Hammond, as you may remember, was terrorist and close Obama friend, Professor Bill Ayers’ choice for secretary of education during the first Obama administration. Hammond served as an education adviser and transition team leader in 2008. When Arne Duncan was chosen instead and took on the role of bribing/coercing 45 cash-strapped states to accept the Common Core standards during the Great Recession, Hammond got to work developing and implementing the Smarter Balance Assessment Consortium (SBAC) national Common Core assessment.

SBAC started out with 24 states plus the U.S. Virgin Islands and have now decreased to 13 states plus the U.S.V.I. However, some of the states formerly in SBAC like Utah and West Virginia have gone on to adopt the American Institutes for Research (AIR) test, which admits in it contract with Florida that it also develops the computer adaptive testing platform for SBAC, so it is likely that the two tests are quite similar, at least in format.

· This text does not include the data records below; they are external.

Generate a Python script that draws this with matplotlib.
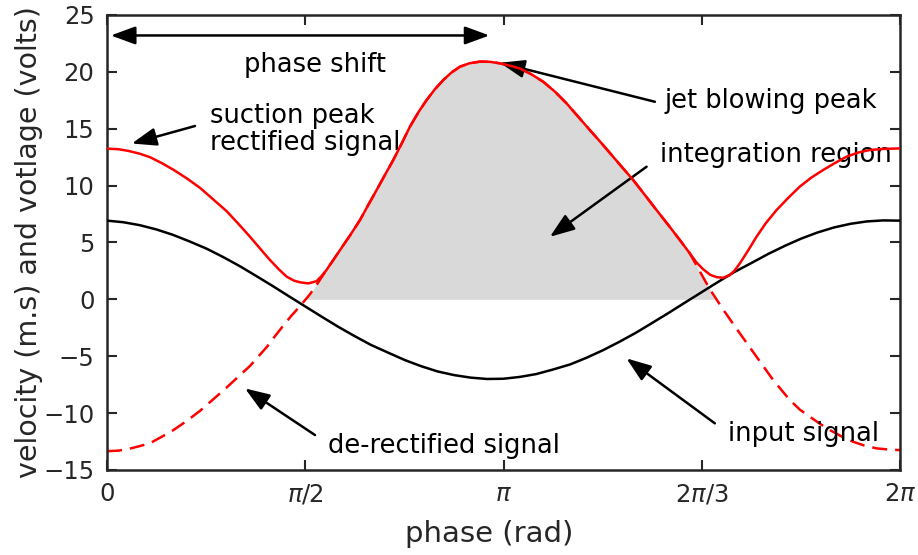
import numpy as np
import matplotlib
matplotlib.use("Agg")
import matplotlib.pyplot as plt

# input signal (black)
phase_input = [0.00, 0.13, 0.26, 0.39, 0.52, 0.65, 0.79, 0.92, 1.05, 1.18, 1.31, 1.44, 1.57,
               1.70, 1.83, 1.96, 2.09, 2.23, 2.36, 2.49, 2.62, 2.75, 2.88, 3.01, 3.14,
               3.27, 3.40, 3.53, 3.67, 3.80, 3.93, 4.06, 4.19, 4.32, 4.45, 4.58, 4.71,
               4.84, 4.97, 5.11, 5.24, 5.37, 5.50, 5.63, 5.76, 5.89, 6.02, 6.15, 6.28]
input_sig = [6.92, 6.78, 6.52, 6.15, 5.68, 5.11, 4.45, 3.72, 2.93, 2.07, 1.19, 0.28, -0.62,
             -1.52, -2.40, -3.22, -4.00, -4.70, -5.34, -5.88, -6.34, -6.66, -6.88, -7.00, -6.98,
             -6.82, -6.57, -6.18, -5.72, -5.13, -4.47, -3.73, -2.94, -2.07, -1.19, -0.28, 0.62,
             1.52, 2.40, 3.22, 4.00, 4.70, 5.34, 5.88, 6.32, 6.64, 6.85, 6.94, 6.92]

# jet blowing hump, shared by rectified and de-rectified signals
phase_hump = [1.74, 1.846, 1.93, 2.004, 2.07, 2.136, 2.20, 2.268, 2.33, 2.40, 2.47, 2.532,
              2.60, 2.664, 2.73, 2.796, 2.87, 2.955, 3.035, 3.113, 3.19, 3.27, 3.36, 3.456,
              3.55, 3.641, 3.73, 3.826, 3.92, 4.01, 4.09, 4.169, 4.26, 4.354, 4.45, 4.539, 4.618]
hump = [2.6, 4.33, 5.7, 6.97, 8.3, 9.61, 10.9, 12.25, 13.6, 15.18, 16.5, 17.52,
        18.5, 19.28, 19.95, 20.45, 20.75, 20.9, 20.88, 20.75, 20.55, 20.3, 19.8, 19.13,
        18.25, 17.23, 16.1, 14.88, 13.7, 12.54, 11.5, 10.49, 9.2, 7.85, 6.5, 5.21, 4.04]

# rectified signal, suction side (solid red)
phase_rect_l = [0.00, 0.09, 0.17, 0.26, 0.34, 0.43, 0.525, 0.63, 0.737, 0.84, 0.948, 1.04,
                1.133, 1.21, 1.291, 1.36, 1.423, 1.48, 1.529, 1.594, 1.66, 1.70]
rect_l = [13.25, 13.2, 13.05, 12.8, 12.5, 12.0, 11.4, 10.65, 9.8, 8.8, 7.75, 6.65,
          5.5, 4.5, 3.46, 2.65, 2.0, 1.65, 1.5, 1.4, 1.6, 2.05]
phase_rect_r = [4.67, 4.723, 4.78, 4.83, 4.88, 4.93, 4.97, 5.014, 5.08, 5.146, 5.22, 5.305,
                5.40, 5.489, 5.58, 5.674, 5.77, 5.859, 5.95, 6.044, 6.16, 6.283]
rect_r = [3.25, 2.65, 2.15, 1.95, 1.9, 2.1, 2.5, 3.16, 4.3, 5.5, 6.7, 7.85,
          8.95, 9.91, 10.7, 11.37, 12.0, 12.54, 12.9, 13.13, 13.23, 13.27]

# de-rectified signal (dashed red)
phase_der_l = [0.00, 0.09, 0.17, 0.26, 0.34, 0.43, 0.525, 0.63, 0.737, 0.84, 0.948, 1.04,
               1.133, 1.265, 1.33, 1.397, 1.46, 1.529, 1.608, 1.68]
der_l = [-13.35, -13.3, -13.15, -12.9, -12.65, -12.1, -11.5, -10.7, -9.8, -8.8, -7.75, -6.8,
         -5.85, -4.2, -3.25, -2.3, -1.45, -0.6, 0.45, 1.6]
phase_der_r = [4.70, 4.776, 4.882, 5.014, 5.146, 5.278, 5.41, 5.49, 5.569, 5.65, 5.727,
               5.82, 5.912, 6.0, 6.097, 6.19, 6.283]
der_r = [2.4, 0.9, -0.9, -2.99, -5.04, -7.09, -8.85, -9.7, -10.32, -10.95, -11.49,
         -12.05, -12.52, -12.85, -13.1, -13.2, -13.25]

xtick_labels = ["0", r"$\pi$/2", r"$\pi$", r"2$\pi$/3", r"2$\pi$"]

red_x = np.array(phase_rect_l + phase_hump + phase_rect_r)
red_y = np.array(rect_l + hump + rect_r)
der_x = np.array(phase_der_l + phase_hump + phase_der_r)
der_y = np.array(der_l + hump + der_r)

fig = plt.figure(figsize=(9.18, 5.55), dpi=100)
ax = fig.add_axes([0.1166, 0.1532, 0.8638, 0.8198])

dark = "#262626"
ax.fill_between(der_x, der_y, 0, where=der_y >= 0, interpolate=True,
                color="#d9d9d9", lw=0, zorder=1)
ax.plot(der_x, der_y, color="red", lw=1.8, dashes=(6, 3.2), zorder=2)
ax.plot(phase_input, input_sig, color="black", lw=1.8, zorder=3)
ax.plot(red_x, red_y, color="red", lw=1.8, zorder=4)

ax.set_xlim(0, 2 * np.pi)
ax.set_ylim(-15, 25)
ax.set_xticks([0, np.pi / 2, np.pi, 3 * np.pi / 2, 2 * np.pi])
ax.set_xticklabels(xtick_labels)
ax.set_yticks(np.arange(-15, 26, 5))
ax.tick_params(direction="in", top=True, right=True, length=7, width=1.5,
               labelsize=17.5, colors=dark, pad=9)
for s in ax.spines.values():
    s.set_linewidth(1.8)
    s.set_color(dark)

ax.set_xlabel("phase (rad)", fontsize=21, color=dark, va="center")
ax.xaxis.set_label_coords(0.482, -0.14)
ax.set_ylabel("velocity (m.s) and votlage (volts)", fontsize=20.5, color=dark, va="center")
ax.yaxis.set_label_coords(-0.098, 0.5)

head = "head_length=1.5,head_width=0.55"
arr = dict(arrowstyle="-|>," + head, color="black", lw=1.8, shrinkA=0, shrinkB=0)
fs = 18.5

ax.annotate("", xy=(3.03, 23.2), xytext=(0.03, 23.2),
            arrowprops=dict(arrowstyle="<|-|>," + head, color="black",
                            lw=1.8, shrinkA=0, shrinkB=0), zorder=5)
ax.text(1.648, 20.6, "phase shift", fontsize=fs, ha="center", va="center")

ax.annotate("", xy=(0.196, 13.7), xytext=(0.697, 15.24), arrowprops=arr)
ax.text(0.816, 14.95, "suction peak\nrectified signal", fontsize=fs, ha="left",
        va="center", linespacing=1.08)

ax.annotate("", xy=(3.113, 20.8), xytext=(4.341, 17.37), arrowprops=arr)
ax.text(4.42, 17.4, "jet blowing peak", fontsize=fs, ha="left", va="center")

ax.annotate("", xy=(3.509, 5.5), xytext=(4.275, 11.66), arrowprops=arr)
ax.text(4.38, 12.7, "integration region", fontsize=fs, ha="left", va="center")

ax.annotate("", xy=(1.093, -7.83), xytext=(1.648, -11.93), arrowprops=arr)
ax.text(1.75, -12.85, "de-rectified signal", fontsize=fs, ha="left", va="center")

ax.annotate("", xy=(4.116, -5.19), xytext=(4.816, -10.9), arrowprops=arr)
ax.text(4.92, -11.85, "input signal", fontsize=fs, ha="left", va="center")

fig.savefig("out.png", dpi=100)
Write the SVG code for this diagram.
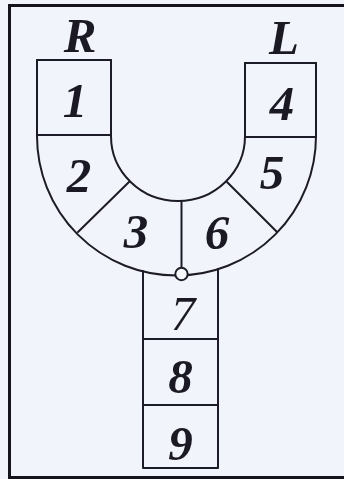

AIR admits on its website that it “delivered online tests for 19 states and had contracts with 22 states in 2015-16” but does not list which states use their tests. It is also important to note that AIR describes itself as “one of the world’s largest behavioral and social science research and evaluation organizations.”

The reason it is important to understand the connections between Common Core, AIR, SBAC and Linda Darling-Hammond is that she also is an extremely strong proponent of non-academic issues like “equity”and SEL. She believes that the U.S. has “one of the most unequal educational systems in the industrialized world.” Hammond serves on the board of the Collaborative for Academic, Social, and Emotional Learning (CASEL), the godfather of SEL in the U.S. and co-chaired the Aspen Institute’s National Commission on Social, Emotional and Academic Learning that just completed their final report that is loaded with problems and contradictions.

These problems include:

Lack of scientific and research support – the interim commission report on the brain science of SEL co-authored by Hammond had numerous problems

Strong links between SEL and Common Core, despite the fact that proponents promised that the standards were academic and rigorous

Repeated promises that SEL in schools will be a local effort while publishing an interim report that lists over 100 federal programs in eight different federal departments and agencies that can be leveraged to fund SEL

Despite the Commission and “grit” guru, Dr. Angela Duckworth, stating that SEL parameters and school climate surveys should not be used to judge students, teachers, and schools for accountability purposes, California has been piloting an effort to do just that among a large consortium of districts over the past several years.  With her strong SEL involvement, will Hammond heed the Commission and stop that effort or will she find a reason to continue the subjective and invasive data collection involved?

Hammond is also a strong proponent of the ineffective and dangerous Obama-era school discipline policy that has been so wisely rescinded by the Trump administration. This policy is also being rejected in Florida, where Arne Duncan mentee from the Chicago school district, Robert Runcie implemented the idea in the Broward County Public school district. This failure to maintain discipline and heed clear warning signals from a very troubled former student are felt to be large contributing factors in the tragic massacre of 17 innocent people at the Marjorie Stoneman Douglas High School one year ago. Some of the many legal, policy, and safety flaws with that guidance are discussed here.

Finally, Hammond was the co-founder of two Palo Alto charter schools that were dismal failures academically as described by Donna Garner at Education Views based on local reports. This does not inspire confidence for the future of California’s public schools.

Although it is tragic for California students, the contrast between failed philosophies espoused by Linda Darling Hammond and the efforts of Governor DeSantis to listen to parents and get rid of Common Core could not be clearer. Let us work to make the Florida efforts so successful that it inspires an even stronger parent rebellion in California that sets those poor children free.